Lin Li, Qihang Zhang, Yiming Luo, Shuai Yang, Ruilin Wang, Zhangluyao, Mingrui Yu, Zelin Gao, Nan Xue, Boyu Zhou, Xing Zhu, Mingyu Ding, Yujun Shen, Yinghao Xu

Paper ID 16

Session World Models & Memory

Poster session details TBA

Abstract: This work highlights that video world modeling, alongside vision-language pre-training, establishes a distinct foundation for robot learning. By capturing environmental dynamics, video world models enable the robot to “imagine” near future states—a capability essential for effective planning. Inspired by this, we introduce CauVA, an autoregressive diffusion framework that unifies frame prediction and action inference.
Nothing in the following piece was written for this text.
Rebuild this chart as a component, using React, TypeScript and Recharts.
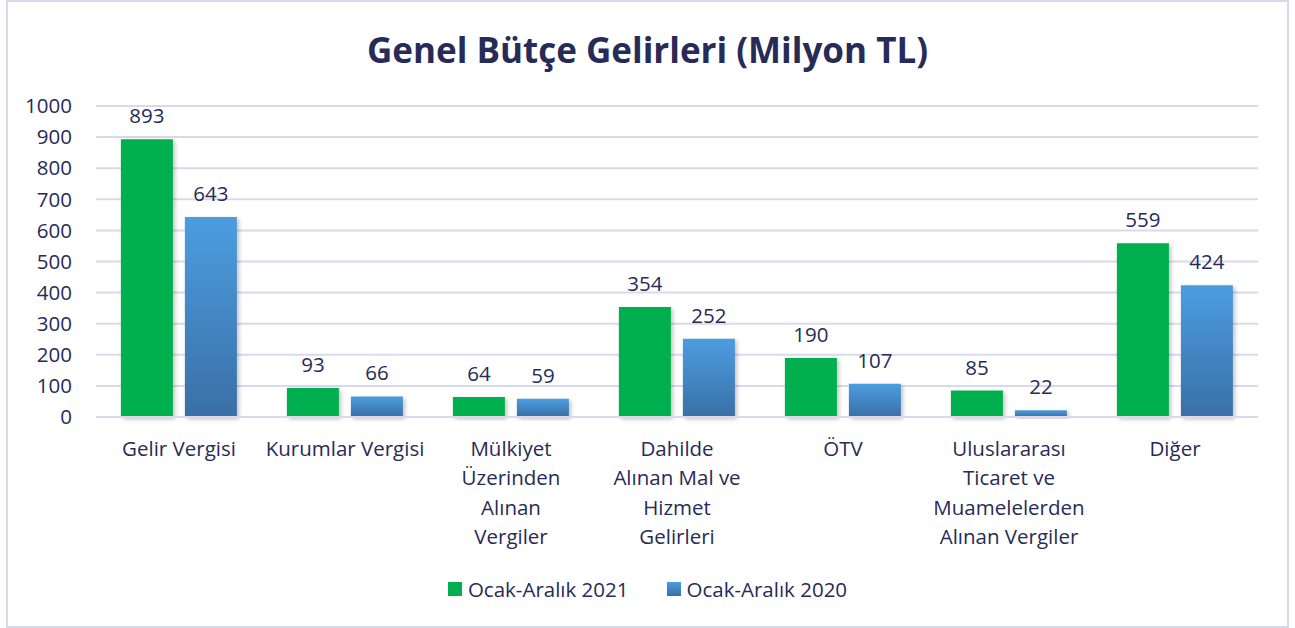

Our approach features three key innovations: (1) an autoregressive Mixture-of-Transformers (MoT) that processes visual frames and actions as a single causal sequence; (2) a history integration mechanism using KV cache to maintain temporal context from real-world interactions; and (3) a noisy latent augmentation strategy that enables decoding actions directly from intermediate denoised videos for fast inference. Evaluations on simulation and real-world benchmarks demonstrate that CauVA excels in complex manipulation, including long-horizon, high-precision, and deformable object tasks. Our code and models are publicly available.